Ian O'Connor

Ian O'Connor

NFL

Jets shouldn’t shell out for Aaron Rodgers with Jimmy Garoppolo available

The search for Bigfoot has been less frustrating than the Jets’ search for a championship quarterback. And now that Nathaniel Hackett has been hired as the team’s offensive coordinator, there is a natural inclination to believe that manhunt is finally, mercifully over. 

Aaron Rodgers will surely follow his former Packers offensive coordinator to the big city, and he will surely lead the Jets to their first Super Bowl appearance since (all together now) man stepped on the moon. 

Only there are a couple of conspicuous facts messing with those assumptions: 

1) Rodgers didn’t follow Hackett to Denver. 

2) Rodgers hasn’t advanced to the Super Bowl in a dozen years. 

And that’s OK. If Rodgers is truly interested in retiring as a New Yorker, or at least in replicating Brett Favre’s one-and-done season with the Jets before finishing his career elsewhere, general manager Joe Douglas absolutely has to consider making the costly deal with Green Bay.

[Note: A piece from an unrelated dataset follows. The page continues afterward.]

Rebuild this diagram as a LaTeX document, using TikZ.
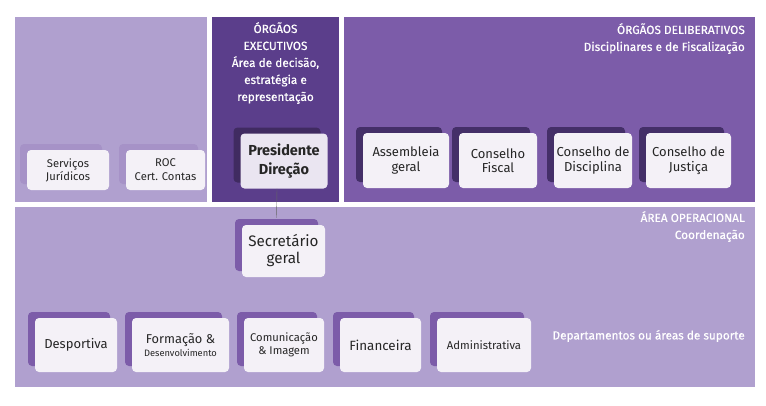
\documentclass[tikz,border=0pt]{standalone}
\usepackage{fontspec}
\setmainfont{Fira Sans}
\newfontfamily\medio{Fira Sans}[FakeBold=0.5]
\usetikzlibrary{shadows}

\definecolor{lila}{HTML}{B0A0CF}
\definecolor{viola}{HTML}{7C5CA9}
\definecolor{scuro}{HTML}{5B3E8B}
\definecolor{carta}{HTML}{F4F1F7}

\begin{document}
\begin{tikzpicture}[x=1pt,y=-1pt,
		box/.style={rounded corners=4pt, fill=carta, align=center, inner sep=2pt, text=black!85,
			font=\fontsize{13}{14.5}\selectfont,
			drop shadow={shadow xshift=-7pt, shadow yshift=6pt, fill=#1, opacity=1}},
		box/.default={viola},
		titolo/.style={text=white, font=\medio\fontsize{11.8}{17}\selectfont, inner sep=0pt}]
		\useasboundingbox (0,0) rectangle (766,405);

		% aree
		\fill[lila] (15,17) rectangle (207,202);
		\fill[scuro] (212,17) rectangle (339,202);
		\fill[viola] (344,17) rectangle (755,202);
		\fill[lila] (15,207) rectangle (755,387);

		\node[titolo, align=center, anchor=north] (exe) at (275.5,22)
			{ÓRGÃOS\\EXECUTIVOS\\Área de decisão,\\estratégia e\\representação};
		\node[titolo, align=right, anchor=north east] (del) at (745,23)
			{ÓRGÃOS DELIBERATIVOS\\Disciplinares e de Fiscalização};
		\node[titolo, align=right, anchor=north east] (ope) at (745,211)
			{ÁREA OPERACIONAL\\Coordenação};
		\node[titolo, anchor=east] (sup) at (745,336) {Departamentos ou áreas de suporte};

		% apoio
		\node[box=lila!80!viola, minimum width=82pt, minimum height=40pt, font=\fontsize{11.2}{13}\selectfont] (jur) at (68,170) {Serviços\\Jurídicos};
		\node[box=lila!80!viola, minimum width=79pt, minimum height=40pt, font=\fontsize{11.2}{14}\selectfont] (roc) at (165.5,170) {ROC\\Cert. Contas};

		% direzione
		\node[box=scuro!70!black, fill=carta!85!lila, minimum width=87pt, minimum height=55pt, font=\bfseries\fontsize{14.5}{19}\selectfont] (pres) at (284,161) {Presidente\\Direção};

		% organi deliberativi
		\node[box=scuro!75!black, minimum width=86pt, minimum height=55pt] (asm) at (406,160.5) {Assembleia\\geral};
		\node[box=scuro!75!black, minimum width=78pt, minimum height=55pt] (fis) at (498,160.5) {Conselho\\Fiscal};
		\node[box=scuro!75!black, minimum width=78pt, minimum height=55pt] (dis) at (593,160.5) {Conselho de\\Disciplina};
		\node[box=scuro!75!black, minimum width=85pt, minimum height=55pt] (jus) at (688.5,160.5) {Conselho de\\Justiça};

		% area operativa
		\node[box, minimum width=83pt, minimum height=52pt, font=\fontsize{15.2}{17}\selectfont] (sec) at (283.5,251) {Secretário\\geral};

		\node[box, minimum width=82pt, minimum height=54pt] (desp) at (76,345) {Desportiva};
		\node[box, minimum width=97pt, minimum height=54pt, font=\fontsize{12.8}{13.5}\selectfont] (form) at (180.5,345) {Formação \&\\{\fontsize{9.3}{10}\selectfont Desenvolvimento}};
		\node[box, minimum width=80pt, minimum height=54pt, font=\fontsize{11.2}{12.5}\selectfont] (com) at (284,345) {Comunicação\\\& Imagem};
		\node[box, minimum width=81pt, minimum height=54pt, font=\fontsize{13.4}{14}\selectfont] (fin) at (380.5,345) {Financeira};
		\node[box, minimum width=94pt, minimum height=54pt, font=\fontsize{11.3}{12}\selectfont] (adm) at (484,345) {Administrativa};

		\draw[black!60, thin] ([xshift=-7pt]pres.south) -- ([xshift=-7pt,yshift=7pt]sec.north);

	\end{tikzpicture}
\end{document}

Why? 

He’s Aaron Rodgers and they’re the Jets, that’s why. The NFL’s most prolific winner, Tom Brady, joined the losingest franchise in North American sports, the Tampa Bay Buccaneers, and they made beautiful music together before the band broke down. 

The Jets would sign up for that right now. The people who deliver this franchise a ticker-tape parade will be lionized forever, and Rodgers has to know that. He has one ring to Brady’s seven, and a Jets title would be a creative way of closing the legacy gap. 

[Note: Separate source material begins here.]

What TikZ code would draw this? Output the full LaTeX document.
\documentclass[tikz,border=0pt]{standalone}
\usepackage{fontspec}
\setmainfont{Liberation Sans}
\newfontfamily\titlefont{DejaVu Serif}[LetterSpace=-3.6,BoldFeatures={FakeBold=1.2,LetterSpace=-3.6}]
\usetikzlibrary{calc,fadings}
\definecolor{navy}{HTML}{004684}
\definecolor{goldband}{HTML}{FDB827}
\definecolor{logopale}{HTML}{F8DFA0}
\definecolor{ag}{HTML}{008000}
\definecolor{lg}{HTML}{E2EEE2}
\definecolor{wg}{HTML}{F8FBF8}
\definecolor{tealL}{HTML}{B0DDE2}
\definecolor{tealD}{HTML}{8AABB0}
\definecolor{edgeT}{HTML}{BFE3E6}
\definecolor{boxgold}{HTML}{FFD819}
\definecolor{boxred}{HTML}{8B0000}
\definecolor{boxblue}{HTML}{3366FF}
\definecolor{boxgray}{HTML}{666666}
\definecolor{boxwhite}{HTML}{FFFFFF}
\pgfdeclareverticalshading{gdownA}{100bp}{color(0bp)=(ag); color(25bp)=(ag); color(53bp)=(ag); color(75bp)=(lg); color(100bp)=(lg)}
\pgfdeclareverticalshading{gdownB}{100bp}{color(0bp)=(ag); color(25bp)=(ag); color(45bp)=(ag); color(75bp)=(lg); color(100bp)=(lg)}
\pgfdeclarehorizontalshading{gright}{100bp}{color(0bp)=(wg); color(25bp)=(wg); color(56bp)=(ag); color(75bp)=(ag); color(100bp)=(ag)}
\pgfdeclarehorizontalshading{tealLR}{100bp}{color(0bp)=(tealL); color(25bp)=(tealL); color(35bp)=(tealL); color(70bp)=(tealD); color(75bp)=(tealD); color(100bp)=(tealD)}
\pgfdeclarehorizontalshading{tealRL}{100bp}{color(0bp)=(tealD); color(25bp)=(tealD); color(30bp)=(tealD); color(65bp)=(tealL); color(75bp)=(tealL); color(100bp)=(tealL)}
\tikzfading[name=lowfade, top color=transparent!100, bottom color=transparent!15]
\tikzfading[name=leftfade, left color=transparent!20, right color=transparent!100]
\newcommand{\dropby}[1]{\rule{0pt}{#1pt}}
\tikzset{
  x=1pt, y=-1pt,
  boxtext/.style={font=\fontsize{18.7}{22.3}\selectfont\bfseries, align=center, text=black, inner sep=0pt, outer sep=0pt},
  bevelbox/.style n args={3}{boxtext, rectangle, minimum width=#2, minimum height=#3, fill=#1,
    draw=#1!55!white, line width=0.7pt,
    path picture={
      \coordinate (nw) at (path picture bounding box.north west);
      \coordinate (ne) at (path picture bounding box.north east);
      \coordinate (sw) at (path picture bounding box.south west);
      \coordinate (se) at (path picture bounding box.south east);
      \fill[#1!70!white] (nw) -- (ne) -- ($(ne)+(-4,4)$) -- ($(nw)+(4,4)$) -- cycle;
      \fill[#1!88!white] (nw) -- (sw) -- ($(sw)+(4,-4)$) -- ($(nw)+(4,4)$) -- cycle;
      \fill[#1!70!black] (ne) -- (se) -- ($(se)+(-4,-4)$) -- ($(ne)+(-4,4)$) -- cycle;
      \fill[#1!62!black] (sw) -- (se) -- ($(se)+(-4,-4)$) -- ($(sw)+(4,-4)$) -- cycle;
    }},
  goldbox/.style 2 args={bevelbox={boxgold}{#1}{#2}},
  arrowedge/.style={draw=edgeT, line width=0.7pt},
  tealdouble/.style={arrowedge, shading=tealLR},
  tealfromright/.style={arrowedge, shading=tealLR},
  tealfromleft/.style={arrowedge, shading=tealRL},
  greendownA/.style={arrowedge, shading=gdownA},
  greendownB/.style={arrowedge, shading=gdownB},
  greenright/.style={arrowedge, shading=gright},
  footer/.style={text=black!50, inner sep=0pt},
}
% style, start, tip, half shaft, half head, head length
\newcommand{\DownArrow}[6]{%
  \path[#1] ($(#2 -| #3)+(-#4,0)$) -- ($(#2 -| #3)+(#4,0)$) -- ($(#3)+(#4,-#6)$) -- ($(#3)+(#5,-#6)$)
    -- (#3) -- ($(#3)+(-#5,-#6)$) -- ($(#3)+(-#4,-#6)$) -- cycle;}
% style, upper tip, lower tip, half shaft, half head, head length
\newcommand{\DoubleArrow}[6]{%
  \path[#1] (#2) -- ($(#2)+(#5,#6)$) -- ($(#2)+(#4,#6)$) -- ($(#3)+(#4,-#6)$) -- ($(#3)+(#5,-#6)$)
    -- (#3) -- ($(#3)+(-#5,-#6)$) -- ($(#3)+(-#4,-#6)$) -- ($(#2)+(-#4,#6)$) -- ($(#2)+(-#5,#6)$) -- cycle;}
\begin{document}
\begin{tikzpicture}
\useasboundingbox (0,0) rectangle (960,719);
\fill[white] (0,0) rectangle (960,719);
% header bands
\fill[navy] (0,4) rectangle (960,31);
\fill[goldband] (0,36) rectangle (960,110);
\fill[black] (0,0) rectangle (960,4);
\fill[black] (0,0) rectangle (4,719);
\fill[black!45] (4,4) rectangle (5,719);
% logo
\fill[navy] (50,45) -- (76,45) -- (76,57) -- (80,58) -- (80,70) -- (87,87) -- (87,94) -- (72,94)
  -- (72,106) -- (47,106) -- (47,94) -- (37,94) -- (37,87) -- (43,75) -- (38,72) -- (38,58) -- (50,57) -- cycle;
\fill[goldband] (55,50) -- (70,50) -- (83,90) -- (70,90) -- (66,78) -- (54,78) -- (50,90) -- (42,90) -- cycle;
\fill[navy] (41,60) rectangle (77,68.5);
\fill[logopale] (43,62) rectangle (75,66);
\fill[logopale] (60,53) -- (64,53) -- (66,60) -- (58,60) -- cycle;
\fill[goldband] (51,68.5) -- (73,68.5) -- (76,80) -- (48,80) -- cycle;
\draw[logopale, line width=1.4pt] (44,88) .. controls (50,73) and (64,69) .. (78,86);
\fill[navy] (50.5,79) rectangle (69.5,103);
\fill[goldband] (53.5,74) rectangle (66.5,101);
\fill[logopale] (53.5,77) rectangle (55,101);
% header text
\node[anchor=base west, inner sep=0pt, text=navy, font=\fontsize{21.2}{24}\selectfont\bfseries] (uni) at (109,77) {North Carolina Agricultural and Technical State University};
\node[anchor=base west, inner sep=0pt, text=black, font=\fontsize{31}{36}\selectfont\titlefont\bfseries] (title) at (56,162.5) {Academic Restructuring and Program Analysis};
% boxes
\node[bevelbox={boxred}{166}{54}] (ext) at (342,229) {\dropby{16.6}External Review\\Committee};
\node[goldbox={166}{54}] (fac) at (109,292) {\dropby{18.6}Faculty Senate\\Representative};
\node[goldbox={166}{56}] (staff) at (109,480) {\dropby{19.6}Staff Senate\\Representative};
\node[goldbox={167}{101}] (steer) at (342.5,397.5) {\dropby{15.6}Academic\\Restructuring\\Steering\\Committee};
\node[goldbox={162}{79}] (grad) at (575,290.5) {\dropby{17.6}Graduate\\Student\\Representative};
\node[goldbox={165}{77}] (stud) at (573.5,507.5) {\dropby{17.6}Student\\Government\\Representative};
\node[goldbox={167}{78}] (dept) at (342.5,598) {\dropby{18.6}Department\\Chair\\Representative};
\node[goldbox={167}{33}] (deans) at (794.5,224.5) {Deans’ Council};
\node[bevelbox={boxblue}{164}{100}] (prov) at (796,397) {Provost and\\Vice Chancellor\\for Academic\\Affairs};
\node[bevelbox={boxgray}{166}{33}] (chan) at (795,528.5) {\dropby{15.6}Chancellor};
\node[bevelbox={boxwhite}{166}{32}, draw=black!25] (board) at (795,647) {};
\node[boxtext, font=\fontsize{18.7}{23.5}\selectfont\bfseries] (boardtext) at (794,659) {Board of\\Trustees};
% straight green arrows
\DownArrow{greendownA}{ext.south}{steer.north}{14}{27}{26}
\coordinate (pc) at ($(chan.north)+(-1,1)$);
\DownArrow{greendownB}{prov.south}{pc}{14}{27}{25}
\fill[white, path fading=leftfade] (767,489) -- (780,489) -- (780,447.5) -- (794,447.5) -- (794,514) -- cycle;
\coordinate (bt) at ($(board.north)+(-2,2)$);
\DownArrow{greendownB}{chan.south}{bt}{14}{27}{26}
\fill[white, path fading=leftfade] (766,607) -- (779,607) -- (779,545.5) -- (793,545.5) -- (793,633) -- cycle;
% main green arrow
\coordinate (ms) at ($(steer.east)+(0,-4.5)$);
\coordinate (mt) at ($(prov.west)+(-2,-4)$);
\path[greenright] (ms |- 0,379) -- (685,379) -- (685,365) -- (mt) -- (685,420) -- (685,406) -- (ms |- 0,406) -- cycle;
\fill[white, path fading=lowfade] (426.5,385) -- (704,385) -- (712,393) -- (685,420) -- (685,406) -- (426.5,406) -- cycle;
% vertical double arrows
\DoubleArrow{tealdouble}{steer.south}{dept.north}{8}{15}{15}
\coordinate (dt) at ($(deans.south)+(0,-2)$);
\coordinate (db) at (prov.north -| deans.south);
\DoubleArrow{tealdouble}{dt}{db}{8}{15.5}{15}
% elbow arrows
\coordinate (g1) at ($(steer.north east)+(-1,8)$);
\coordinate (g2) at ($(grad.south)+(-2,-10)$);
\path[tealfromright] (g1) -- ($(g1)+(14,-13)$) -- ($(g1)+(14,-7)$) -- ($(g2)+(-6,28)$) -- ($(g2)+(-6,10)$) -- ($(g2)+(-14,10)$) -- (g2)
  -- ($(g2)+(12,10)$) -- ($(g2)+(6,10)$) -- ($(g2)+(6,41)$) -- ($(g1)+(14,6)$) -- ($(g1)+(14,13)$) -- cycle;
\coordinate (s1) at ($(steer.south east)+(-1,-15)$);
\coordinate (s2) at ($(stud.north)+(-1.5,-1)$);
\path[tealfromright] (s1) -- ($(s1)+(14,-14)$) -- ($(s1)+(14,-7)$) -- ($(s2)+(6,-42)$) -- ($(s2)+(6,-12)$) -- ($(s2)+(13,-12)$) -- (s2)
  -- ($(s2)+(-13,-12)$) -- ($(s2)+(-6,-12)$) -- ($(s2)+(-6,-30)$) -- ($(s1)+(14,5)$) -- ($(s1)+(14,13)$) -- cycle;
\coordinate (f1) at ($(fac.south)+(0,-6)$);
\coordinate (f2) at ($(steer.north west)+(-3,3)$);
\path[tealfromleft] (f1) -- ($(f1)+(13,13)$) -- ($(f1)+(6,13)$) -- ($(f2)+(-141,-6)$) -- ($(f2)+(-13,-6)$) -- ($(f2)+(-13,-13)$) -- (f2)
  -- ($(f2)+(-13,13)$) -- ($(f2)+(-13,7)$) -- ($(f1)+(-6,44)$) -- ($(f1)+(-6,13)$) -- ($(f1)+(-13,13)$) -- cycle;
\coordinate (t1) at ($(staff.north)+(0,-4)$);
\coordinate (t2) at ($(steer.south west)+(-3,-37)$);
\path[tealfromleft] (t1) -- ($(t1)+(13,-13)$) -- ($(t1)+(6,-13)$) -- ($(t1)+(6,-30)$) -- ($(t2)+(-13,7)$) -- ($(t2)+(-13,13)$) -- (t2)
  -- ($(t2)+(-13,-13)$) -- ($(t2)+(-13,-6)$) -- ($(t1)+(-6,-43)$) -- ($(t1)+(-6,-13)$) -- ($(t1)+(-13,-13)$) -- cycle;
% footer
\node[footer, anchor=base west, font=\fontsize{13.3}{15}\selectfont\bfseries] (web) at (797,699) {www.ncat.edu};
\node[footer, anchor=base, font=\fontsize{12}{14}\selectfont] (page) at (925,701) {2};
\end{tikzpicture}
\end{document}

Jimmy Garoppolo #10 of the San Francisco 49ers warms up
Younger and cheaper, Jimmy Garoppolo is a better target for the Jets than Aaron Rodgers. Getty Images

But Rodgers will turn 40 before the end of next season, and he has lost some mobility and athleticism over time, not to mention 30 points off his quarterback rating from the 2020 season — the first of his back-to-back MVP years with Hackett. Though he’d likely be reinvigorated by the scenery change and play closer to elite form in 2023 than he did in 2022, Rodgers’ window of opportunity would be tighter than the windows he’s successfully thrown into over the past 15 years. 

Figure Rodgers and the Jets would have a solid two-year crack at it, assuming that No. 12 avoids the kind of injury that derailed Old Man Favre in 2008, silencing the growing talk about an apocalyptic Jets-Giants meeting in the Super Bowl. 

That sounds like an appealing option. But even if Rodgers gets serious about trading Packers tradition for Jets tradition, and Lambeau Field for MetLife Stadium, he’s not the best option on the board. 

Green Bay Packers quarterback Aaron Rodgers (12) watches from the sideline
Rodgers would cost more than money as the Jets would have to fork over picks — to start — in a trade. AP Photo

Jimmy Garoppolo, age 31, still makes more sense in an AFC that includes the following quarterbacks who are no older than 27: 

Patrick Mahomes, Joe Burrow, Josh Allen, Justin Herbert, Trevor Lawrence, Deshaun Watson, likely Lamar Jackson and the college studs to be drafted by the Texans and Colts. 

Instead of shipping multiple high draft picks to Green Bay for the right to pay Rodgers obscene money to fight that heavyweight conference lineup in the short term, they should keep their picks and sign Garoppolo for a much lower wage after the 49ers dive headfirst into the Brock Purdy/Trey Lance era. 

Like Jimmy G, the durable Derek Carr would be strictly a money play. But Carr has one winning record over his last six seasons, one career postseason appearance, and no playoff victories. 

Meanwhile, Garoppolo has won four postseason games and played in two NFC Championship games and one Super Bowl; he came within one overthrow of Emmanuel Sanders of perhaps beating Mahomes in that Super Bowl. Having learned the trade under Brady and Bill Belichick in New England, Jimmy G has won 70 percent of his career starts. 

He knows coach Robert Saleh (former co-worker) and the system (West Coast), and oozes competence at the game’s most critical position. Jimmy G is an injury risk (the Jets will need a quality backup), but with a little luck offers a six- or seven-year run of good football on a team that’s already advertising greatness around him. 

Asked Thursday if it’s important that the Jets sign a veteran quarterback with a winning postseason resume, Saleh said, “Obviously that’s something for sure. But you’ve got to look at the whole thing.” 

Saleh then went on about his great defense and running game and flowering skill-position players. “So it’s more finding the right guy that we feel can lead us in the direction that we need to go and play complementary football with us.” 

Jimmy G is a high-level complementary ballplayer still in his prime. Aaron Rodgers? He’s a diminished all-time great who might have a few fastballs left to throw.